If there is one memory I will carry with me of my time in Berlin, it is the sunlight creeping up around the KitKat club as I walk outside at 6 am after a night of dancing, between six of seven underground dance floors, bars, some playing house, others techno, or disco, people in dark corners experimenting, getting lost, not quite able to find my way back, upstairs and down, winding between rooms, stopping, dancing, watching, chatting about the world, German and US history, talking about homelessness and androgyny and the dangers of repression, protests for Ukraine, as there were all week with shocked witnesses to the flooding there.
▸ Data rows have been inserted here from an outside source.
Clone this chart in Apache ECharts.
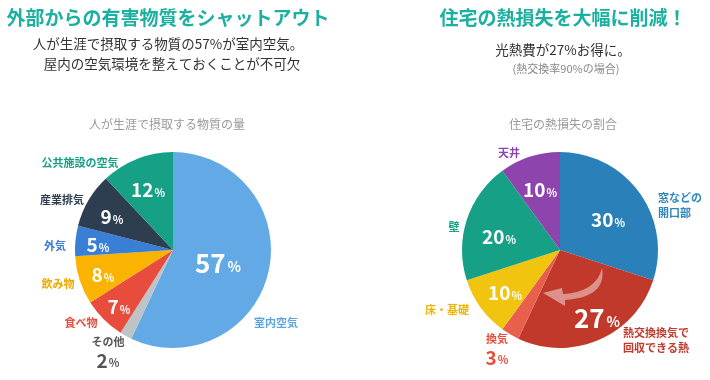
<!DOCTYPE html>
<html><head><meta charset="utf-8">
<script src="https://cdn.jsdelivr.net/npm/echarts@6/dist/echarts.min.js"></script>
<style>html,body{margin:0;padding:0;background:#fff}#c{width:710px;height:380px}</style>
</head><body><div id="c"></div>
<script>
// ---- data ----
const leftCategories = ['室内空気','その他','食べ物','飲み物','外気','産業排気','公共施設の空気'];
const leftValues = [57, 2, 7, 8, 5, 9, 12];
const rightCategories = ['窓などの開口部','熱交換換気で回収できる熱','換気','床・基礎','壁','天井'];
const rightValues = [30, 27, 3, 10, 20, 10];

// ---- styles / layout ----
const FONT = "'Noto Sans CJK JP', 'Noto Sans', sans-serif";
const TEAL = '#1bb0a0';
const leftColors = ['#62a9e6','#bdc3c7','#e74c3c','#fab400','#3a7fd6','#2c3e50','#16a085'];
const leftLabelColors = ['#5aa5e2','#555','#e74c3c','#f0a800','#3a7bd5','#2c3e50','#16a085'];
const rightColors = ['#2a80b9','#c0392b','#e8604c','#f1c40f','#16a085','#8e44ad'];
const rightLabelColors = ['#2e86c1','#c0392b','#e74c3c','#f0b400','#16a085','#8e44ad'];
const leftDisplay = ['室内空気','その他','食べ物','飲み物','外気','産業排気','公共施設の空気'];
const rightDisplay = ['窓などの\n開口部','熱交換換気で\n回収できる熱','換気','床・基礎','壁','天井'];
const bigIdx = {left: 0, right: 1};
const noInner = {left: [1], right: [2]};
const L = {cx: 173, cy: 250, r: 98};
const R = {cx: 560, cy: 250, r: 98};
// label offsets from pie center
const leftInnerPos = [[45,13],[0,0],[-54,57],[-70,25],[-75,-5],[-61,-33],[-25,-60]];
const leftOuterPos = [[103,73,'center'],[-65,103,'center'],[-92,73,'center'],[-115,34,'center'],[-118,-4,'center'],[-111,-50,'center'],[-93,-87,'center']];
const rightInnerPos = [[48,-30],[37,68],[0,0],[-55,43],[-61,-13],[-20,-60]];
const rightOuterPos = [[98,-45,'left'],[63,90,'left'],[-63,100,'center'],[-113,60,'center'],[-106,-23,'center'],[-51,-97,'center']];

function innerSeries(cats, vals, colors, C, pos, side){
  return {
    type:'pie', center:[C.cx, C.cy], radius:[0, C.r], startAngle:90, clockwise:true,
    avoidLabelOverlap:false, silent:true,
    itemStyle:{borderWidth:0},
    label:{show:true, position:'inside', fontFamily:FONT, color:'#fff',
      formatter: p => '{v|'+p.value+'}{p|%}',
      rich:{v:{fontSize:19,fontWeight:'bold',color:'#fff',fontFamily:FONT},
            p:{fontSize:11,fontWeight:'bold',color:'#fff',fontFamily:FONT,padding:[5,0,0,1]}}},
    labelLine:{show:false},
    labelLayout: p => ({x: C.cx + pos[p.dataIndex][0], y: C.cy + pos[p.dataIndex][1], align:'center', verticalAlign:'middle'}),
    data: cats.map((c,i)=>{
      const d = {name:c, value:vals[i], itemStyle:{color:colors[i]}};
      if (noInner[side].indexOf(i) >= 0) d.label = {show:false};
      if (bigIdx[side] === i) d.label = {rich:{v:{fontSize:26,fontWeight:'bold',color:'#fff',fontFamily:FONT},
            p:{fontSize:14,fontWeight:'bold',color:'#fff',fontFamily:FONT,padding:[7,0,0,2]}}};
      return d;
    })
  };
}
function outerSeries(cats, vals, display, lcolors, C, pos, side){
  return {
    type:'pie', center:[C.cx, C.cy], radius:[0, C.r], startAngle:90, clockwise:true,
    avoidLabelOverlap:false, silent:true, z:3,
    itemStyle:{color:'rgba(0,0,0,0)', borderWidth:0},
    label:{show:true, position:'outside', fontFamily:FONT, fontSize:11, fontWeight:'bold', lineHeight:15},
    labelLine:{show:false},
    labelLayout: p => ({x: C.cx + pos[p.dataIndex][0], y: C.cy + pos[p.dataIndex][1], align: pos[p.dataIndex][2], verticalAlign:'middle'}),
    data: cats.map((c,i)=>{
      const withVal = noInner[side].indexOf(i) >= 0;
      return {name:c, value:vals[i],
        label:{color:lcolors[i],
          formatter: withVal ? display[i] + '\n{v|' + vals[i] + '}{p|%}' : display[i],
          rich:{v:{fontSize:19,fontWeight:'bold',color:lcolors[i],fontFamily:FONT,lineHeight:22},
                p:{fontSize:11,fontWeight:'bold',color:lcolors[i],fontFamily:FONT,padding:[5,0,0,1]}}}};
    })
  };
}

// decorative curved arrow inside the 27% slice (relative to right pie centre)
function quad(p0, c, p1, n){
  const pts = [];
  for (let k = 0; k <= n; k++){
    const t = k / n, a = (1-t)*(1-t), b = 2*(1-t)*t, d = t*t;
    pts.push([a*p0[0]+b*c[0]+d*p1[0], a*p0[1]+b*c[1]+d*p1[1]]);
  }
  return pts;
}
const arrowPts = [].concat(
  quad([42,18],[47,47],[5,50],16),
  [[5,56],[-17,43],[2,38]],
  quad([3,44],[36,42],[42,18],16)
);

const chart = echarts.init(document.getElementById('c'), null, {renderer:'canvas'});
function txt(text, x, y, size, color, weight){
  return {type:'text', x:x, y:y, style:{text:text, font:(weight||'normal')+' '+size+'px '+FONT, fill:color, textAlign:'center', textVerticalAlign:'middle'}};
}
chart.setOption({
  animation:false,
  graphic:[
    txt('外部からの有害物質をシャットアウト', 168, 18, 19, TEAL, 'bold'),
    txt('人が生涯で摂取する物質の57%が室内空気。', 168, 44, 13.5, '#333'),
    txt('屋内の空気環境を整えておくことが不可欠', 172, 64, 13.5, '#333'),
    txt('人が生涯で摂取する物質の量', 167, 124, 12, '#999'),
    txt('住宅の熱損失を大幅に削減！', 563, 18, 19, TEAL, 'bold'),
    txt('光熱費が27%お得に。', 563, 50, 13.5, '#333'),
    txt('(熱交換率90%の場合)', 566, 69, 11, '#888'),
    txt('住宅の熱損失の割合', 563, 124, 12, '#999'),
    {type:'polygon', x:R.cx, y:R.cy, z:10,
     shape:{points: arrowPts},
     style:{fill:'rgba(255,255,255,0.45)'}}
  ],
  series:[
    innerSeries(leftCategories, leftValues, leftColors, L, leftInnerPos, 'left'),
    outerSeries(leftCategories, leftValues, leftDisplay, leftLabelColors, L, leftOuterPos, 'left'),
    innerSeries(rightCategories, rightValues, rightColors, R, rightInnerPos, 'right'),
    outerSeries(rightCategories, rightValues, rightDisplay, rightLabelColors, R, rightOuterPos, 'right')
  ]
});
</script></body></html>
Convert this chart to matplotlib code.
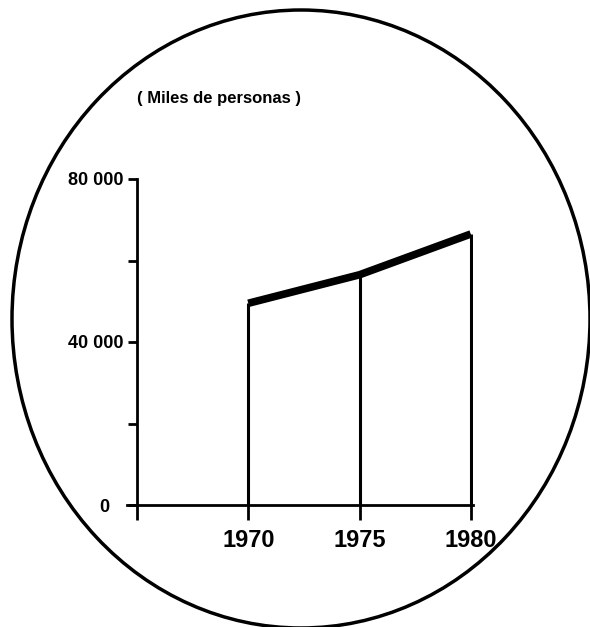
import matplotlib.pyplot as plt
from matplotlib.patches import Ellipse
from matplotlib.transforms import ScaledTranslation

# ==================== DATA ====================
years = [1970, 1975, 1980]
personas = [49500, 56500, 66500]  # miles de personas

x_ticks = [1965, 1970, 1975, 1980]
x_labels = ["", "1970", "1975", "1980"]
y_ticks = [0, 20000, 40000, 60000, 80000]
y_labels = ["0", "", "40 000", "", "80 000"]
unit_label = "( Miles de personas )"

# ==================== FIGURE ====================
plt.rcParams['font.family'] = ['Liberation Sans', 'DejaVu Sans']
fig = plt.figure(figsize=(5.9, 6.27), dpi=100)

# ejes fijos en coordenadas de figura
ax = fig.add_axes([127 / 590, 1 - 505 / 627, 346 / 590, 326 / 627])
ax.set_xlim(1964.55, 1980.1)
ax.set_ylim(0, 80000)

for side in ["top", "right"]:
    ax.spines[side].set_visible(False)
ax.spines["left"].set_position(("data", 1965))
ax.spines["left"].set_linewidth(2)
ax.spines["bottom"].set_linewidth(2)
ax.spines["bottom"].set_bounds(1964.55, 1980.1)

ax.vlines(years, 0, personas, color="black", linewidth=2.2)
ax.plot(years, personas, color="black", linewidth=5.5, solid_capstyle="butt")

ax.set_xticks(x_ticks)
ax.set_xticklabels(x_labels, fontsize=17, fontweight="bold")
ax.set_yticks(y_ticks)
ax.set_yticklabels(y_labels, fontsize=13, fontweight="bold")
ax.tick_params(axis="x", direction="out", length=11, width=2, pad=6)
ax.tick_params(axis="y", direction="out", length=6.5, width=2, pad=3)

# el "0" queda un poco más a la izquierda
zero = ax.get_yticklabels()[0]
zero.set_transform(zero.get_transform() + ScaledTranslation(-0.14, 0, fig.dpi_scale_trans))

fig.text(137 / 590, 1 - 98 / 627, unit_label, fontsize=12, fontweight="bold",
         ha="left", va="center")

# marco elíptico
ring = Ellipse((301 / 590, 1 - 319 / 627), 578 / 590, 618 / 627,
               transform=fig.transFigure, fill=False, edgecolor="black",
               linewidth=2.5, clip_on=False)
fig.patches.append(ring)

fig.savefig("out.png", dpi=100)
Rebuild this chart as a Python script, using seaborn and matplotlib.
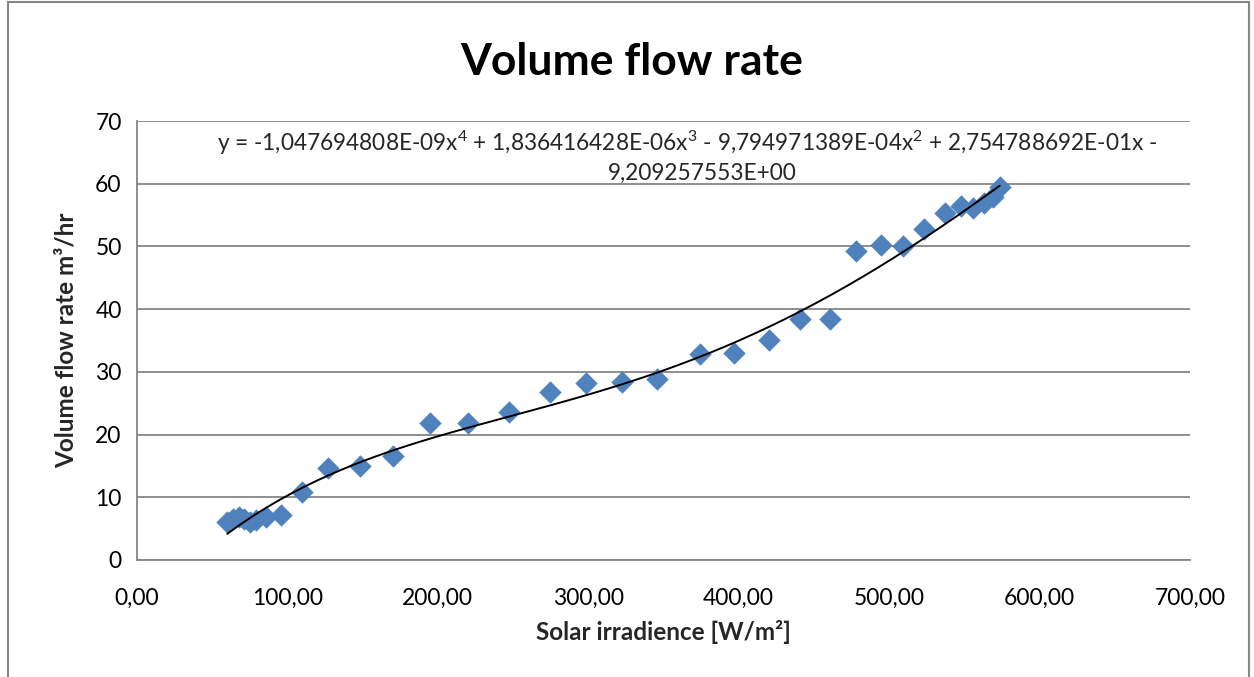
import numpy as np
import pandas as pd
import matplotlib
matplotlib.use("Agg")
import matplotlib.pyplot as plt
import seaborn as sns

# Measured points (solar irradience vs volume flow rate)
irradience = [60, 64, 68, 71, 75, 79, 86, 96, 109.5, 127, 148, 170, 195, 220,
              247, 274.5, 298.5, 322.5, 345.5, 374.5, 397, 420, 441, 461,
              478, 494.5, 509.5, 523, 537, 548, 556, 563, 569, 573.5]
flow_rate = [6.1, 6.5, 6.8, 6.5, 6.1, 6.4, 6.8, 7.2, 10.9, 14.6, 15.0, 16.6, 21.8, 21.8,
             23.6, 26.8, 28.2, 28.4, 28.8, 32.8, 33.0, 35.1, 38.4, 38.4,
             49.3, 50.3, 50.0, 52.7, 55.3, 56.4, 56.2, 56.9, 57.9, 59.5]

# Polynomial trendline coefficients shown on the chart (highest power first)
coeffs = [-1.047694808e-09, 1.836416428e-06, -9.794971389e-04, 2.754788692e-01, -9.209257553]
equation_line1 = ("y = -1,047694808E-09x$^{4}$ + 1,836416428E-06x$^{3}$ - 9,794971389E-04x$^{2}$ "
                  "+ 2,754788692E-01x -")
equation_line2 = "9,209257553E+00"

x_ticks = [0, 100, 200, 300, 400, 500, 600, 700]
y_ticks = [0, 10, 20, 30, 40, 50, 60, 70]

sns.set_style("white")
plt.rcParams['font.family'] = ['Lato', 'DejaVu Sans']
plt.rcParams['mathtext.fontset'] = 'custom'
plt.rcParams['mathtext.rm'] = 'Lato'
plt.rcParams['mathtext.it'] = 'Lato'
plt.rcParams['mathtext.bf'] = 'Lato:bold'
plt.rcParams['mathtext.default'] = 'regular'

df = pd.DataFrame({"x": irradience, "y": flow_rate})
xs = np.linspace(min(irradience), max(irradience), 200)
trend = pd.DataFrame({"x": xs, "y": np.polyval(coeffs, xs)})

fig = plt.figure(figsize=(12.54, 6.77), dpi=100)
ax = fig.add_axes([137 / 1254, 1 - 560 / 677, (1190 - 137) / 1254, (560 - 121) / 677])

grid_col = "#868686"

sns.scatterplot(data=df, x="x", y="y", ax=ax, marker="D", s=130,
                color="#4F81BD", linewidth=0, zorder=3)
sns.lineplot(data=trend, x="x", y="y", ax=ax, color="black", linewidth=1.4, zorder=4)

ax.set_xlim(0, 700)
ax.set_ylim(0, 70)
ax.set_xticks(x_ticks)
ax.set_xticklabels([f"{t:.2f}".replace(".", ",") for t in x_ticks])
ax.set_yticks(y_ticks)
ax.set_yticklabels([str(t) for t in y_ticks])
ax.tick_params(axis="both", labelsize=16.5, colors=grid_col, labelcolor="black",
               direction="out", length=7, width=1.2, pad=4)
ax.tick_params(axis="x", pad=13)

ax.yaxis.grid(True, color=grid_col, linewidth=1.3)
ax.set_axisbelow(True)
for side in ["top", "right"]:
    ax.spines[side].set_visible(False)
for side in ["left", "bottom"]:
    ax.spines[side].set_color(grid_col)
    ax.spines[side].set_linewidth(1.3)

ax.set_xlabel("Solar irradience [W/m\u00b2]", fontsize=17.5, fontweight="bold", labelpad=8)
ax.set_ylabel("Volume flow rate m\u00b3/hr", fontsize=17.5, fontweight="bold", labelpad=13)

fig.text(632 / 1254, 1 - 62 / 677, "Volume flow rate", fontsize=32, fontweight="bold",
         ha="center", va="center", color="black")

# Trendline equation
ax.text(687 / 1254, 1 - 143 / 677, equation_line1, transform=fig.transFigure,
        fontsize=16.3, ha="center", va="center")
ax.text(702 / 1254, 1 - 173 / 677, equation_line2, transform=fig.transFigure,
        fontsize=16.3, ha="center", va="center")

# Chart frame
frame = plt.Rectangle((8 / 1254, -0.05), (1249 - 8) / 1254, 1.05 - 2 / 677,
                      transform=fig.transFigure, fill=False, edgecolor=grid_col, linewidth=1.5)
fig.patches.append(frame)

plt.savefig("out.png", dpi=100)
plt.close()
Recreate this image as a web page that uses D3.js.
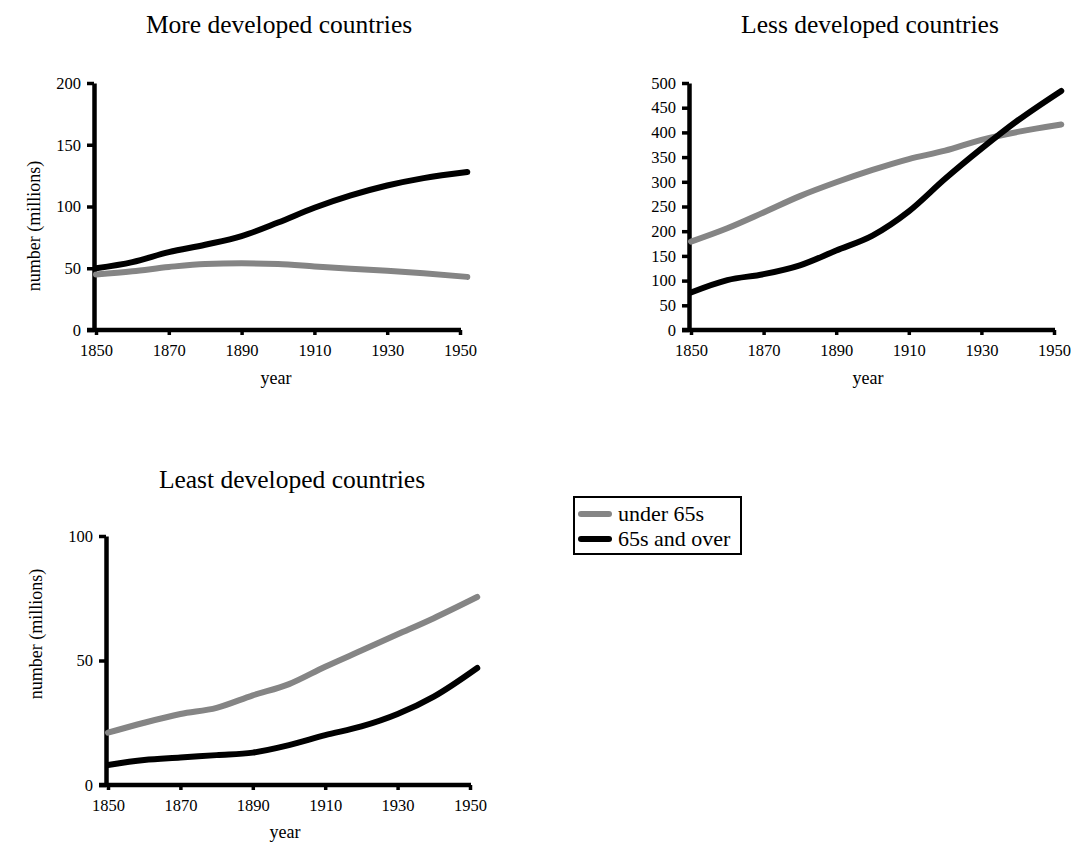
<!DOCTYPE html>
<html>
<head>
<meta charset="utf-8">
<script src="https://cdn.jsdelivr.net/npm/d3@7"></script>
<style>
  body { margin: 0; background: #fff; }
  svg { display: block; }
  text { font-family: "Liberation Serif", "Times New Roman", serif; fill: #000; }
</style>
</head>
<body>
<svg id="chart" width="1090" height="843"></svg>
<script>
// Sample years shared by all three panels
const years = [1850, 1860, 1870, 1880, 1890, 1900, 1910, 1920, 1930, 1940, 1952];
const xTicks = [1850, 1870, 1890, 1910, 1930, 1950];

// More developed countries (millions)
const moreUnder65 = [45, 47.5, 51, 53.5, 54, 53.5, 51.5, 49.5, 48, 46, 43];
const moreOver65  = [50, 55, 63, 69, 76, 87, 99, 109, 117, 123, 128];
const moreYTicks  = [0, 50, 100, 150, 200];

// Less developed countries (millions)
const lessUnder65 = [179, 206, 238, 271, 299, 324, 346, 363, 385, 401, 416];
const lessOver65  = [76, 101, 113, 131, 161, 191, 240, 306, 367, 424, 484];
const lessYTicks  = [0, 50, 100, 150, 200, 250, 300, 350, 400, 450, 500];

// Least developed countries (millions)
const leastUnder65 = [21, 25, 28.5, 31, 36, 40.5, 47.5, 54, 60.5, 67, 75.5];
const leastOver65  = [8, 10, 11, 12, 13, 16, 20, 23.5, 28.5, 35.5, 47];
const leastYTicks  = [0, 50, 100];

const seriesNames = ["under 65s", "65s and over"];
const seriesColors = ["#858585", "#000000"];

const FONT = "Liberation Serif, Times New Roman, serif";
const svg = d3.select("#chart");

function panel(cfg) {
  const x = d3.scaleLinear().domain([1850, 1950]).range([cfg.x0, cfg.x1]);
  const y = d3.scaleLinear().domain([0, cfg.yMax]).range([cfg.yBottom, cfg.yTop]);
  const g = svg.append("g");

  // panel title
  g.append("text")
    .attr("x", cfg.titleX).attr("y", cfg.titleY)
    .attr("text-anchor", "middle")
    .style("font-size", "25.5px")
    .text(cfg.title);

  // axes
  const yAxis = g.append("g")
    .attr("transform", `translate(${cfg.x0 - 2},0)`)
    .call(d3.axisLeft(y).tickValues(cfg.yTicks).tickSize(7).tickSizeOuter(0).tickPadding(6));
  const xAxis = g.append("g")
    .attr("transform", `translate(0,${cfg.yBottom})`)
    .call(d3.axisBottom(x).tickValues(xTicks).tickFormat(d3.format("d")).tickSize(5).tickSizeOuter(0).tickPadding(9));

  [yAxis, xAxis].forEach(a => {
    a.attr("font-family", FONT);
    a.select(".domain").attr("stroke", "#000").attr("stroke-width", 4.5);
    a.selectAll(".tick line").attr("stroke", "#000").attr("stroke-width", 3.5);
    a.selectAll(".tick text").attr("fill", "#000").style("font-size", "16.5px");
  });
  xAxis.select(".domain").attr("d", `M${cfg.x0 - 9},0H${cfg.x1 + 1}`);

  // axis titles
  g.append("text")
    .attr("x", cfg.yearX).attr("y", cfg.yearY)
    .attr("text-anchor", "middle")
    .style("font-size", "18px")
    .text("year");
  if (cfg.yTitle) {
    g.append("text")
      .attr("transform", `translate(${cfg.yTitleX},${cfg.yTitleY}) rotate(-90)`)
      .attr("text-anchor", "middle")
      .style("font-size", "18px")
      .text("number (millions)");
  }

  // series lines
  const line = d3.line()
    .x((d, i) => x(years[i]))
    .y(d => y(d))
    .curve(d3.curveMonotoneX);
  [cfg.under, cfg.over].forEach((vals, k) => {
    g.append("path")
      .datum(vals)
      .attr("fill", "none")
      .attr("stroke", seriesColors[k])
      .attr("stroke-width", 6)
      .attr("stroke-linecap", "round")
      .attr("stroke-linejoin", "round")
      .attr("d", line);
  });
}

panel({
  title: "More developed countries", titleX: 279, titleY: 33,
  x0: 96, x1: 460, yBottom: 330, yTop: 83, yMax: 200, yTicks: moreYTicks,
  under: moreUnder65, over: moreOver65,
  yearX: 276, yearY: 384, yTitle: true, yTitleX: 40, yTitleY: 226
});

panel({
  title: "Less developed countries", titleX: 870, titleY: 33,
  x0: 691, x1: 1054, yBottom: 330, yTop: 83, yMax: 500, yTicks: lessYTicks,
  under: lessUnder65, over: lessOver65,
  yearX: 868, yearY: 384, yTitle: false
});

panel({
  title: "Least developed countries", titleX: 292, titleY: 488,
  x0: 108, x1: 470, yBottom: 785, yTop: 536, yMax: 100, yTicks: leastYTicks,
  under: leastUnder65, over: leastOver65,
  yearX: 285, yearY: 838, yTitle: true, yTitleX: 42, yTitleY: 634
});

// legend
const legend = svg.append("g");
legend.append("rect")
  .attr("x", 574).attr("y", 497).attr("width", 167).attr("height", 57)
  .attr("fill", "#fff").attr("stroke", "#000").attr("stroke-width", 2);
seriesNames.forEach((name, i) => {
  const cy = 514 + i * 25;
  legend.append("line")
    .attr("x1", 581).attr("x2", 609).attr("y1", cy).attr("y2", cy)
    .attr("stroke", seriesColors[i]).attr("stroke-width", 6)
    .attr("stroke-linecap", "round");
  legend.append("text")
    .attr("x", 618).attr("y", cy + 7)
    .style("font-size", "22px")
    .text(name);
});
</script>
</body>
</html>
I think about all the kind people I meet here, sharing a joint, chatting about it all, dancing. My favorite room was a tiny space dance floor. Everyone shaking. A women with no shirt, looking very androgynous, who becomes my dance partner for a bit. Her friend, a guy was DJing in sunglasses, a fake fur vest, hat, and leopard skin underwear, with two other women, rocking their set till four am,smoking, chatting, spinning records, as the group of their fans cheered them on. Bowie was right and he was wrong about the relationship between djs and their fans. It's much more dialogical, people sharing of themselves, interacting, expressing, throwing caution to the wind and dancing, pausing, thumping and shaking when that deep bass hits, launching the crowd into a roar of applause, another wave of beats, ideas, motion through time. We don't just believe in the DJ, we believe in ourselves, as do the djs.

Summertime rolls.






Bikes and stories in motion in Berlin.